Cabbage is a Midwwestern garden staple. Harvested late in the fall, folks could put the heads down in an unheated basement or root cellar for use well into the winter. Many traditional red cabbage recipes use bacon -- an important food to be shipped overseas to our soldiers and allies. The Victory Cabbage recipe below substitutes the tiniest bit of cayenne pepper and nutmeg to fill in that flavor gap. It is easy and one of the best red cabbage recipes I've ever had.

Oatmeal Crisps

1 egg

1/2 cup sugar

2 teaspoons melted butter or other fat

1 cup Quaker Old Fashioned oats

1/2 teaspoon salt

1/4 teaspoon vanilla

Preheat oven to 350 degrees F. Beat egg until thick and lemon colored and add sugar gradually. The mixture will look almost like cake frosting. Stir in remaining ingredients. Drop teaspoons of mixture on well greased baking sheet about 1 inch apart and spread into circular shape with knife dipped into cold water. Bake until just lightly browned, about 8 to 12 minutes. Watch carefully, they can burn quickly. Cool for a minute or two on the baking sheet then carefully lift off and place on wire rack. Enjoy plain or sandwich two together with date filling. Store cookies in a dry place. Makes about 30 single cookies or 15 filled with date filling


Filling for Oatmeal Crisps

1/2 cup sugar

1/2 cup water

4 ounces chopped dates or figs

Combine sugar and water in a medium sauce pan.
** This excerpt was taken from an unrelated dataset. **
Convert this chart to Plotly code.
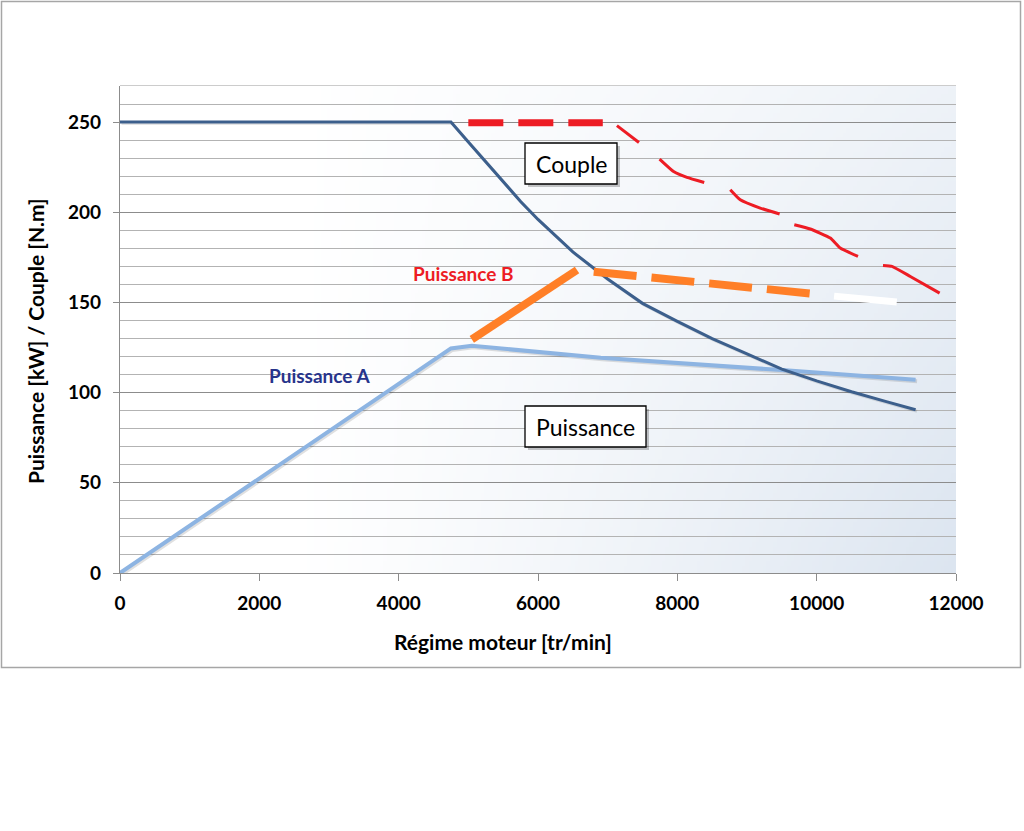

Cook over medium heat until sugar dissolves. Add dates or figs and cook, stirring, until mixture thickens. Cool and put spoonful of mixture between cookies and press firmly together. Store leftover filling in refrigerator and serve as a jam or mix with cream cheese for a WWI-style sandwich filling for whole wheat bread.



Victory Cabbage

4 cups thinly sliced red cabbage

2 tablespoons butter

1/2 teaspoon salt

1 tablespoon minced onion

1/16 teaspoon nutmeg

1/16 teaspoon cayenne pepper

2 tablespoons vinegar

1 1/2 teaspoons sugar

Soak the cabbage briefly in cold water. Melt the butter in a large frying pan. Add the onion and seasonings and cook until the onion is transparent, stirring frequently. Drain the cabbage and add to the frying pan carefully as the water clinging to the shreds will tend to spatter. Cover and cook over low heat until the cabbage is tender, about 10 to 15 minutes, stirring from time to time. Remove lid, add the vinegar and sugar, stir well and cook for 5 more minutes.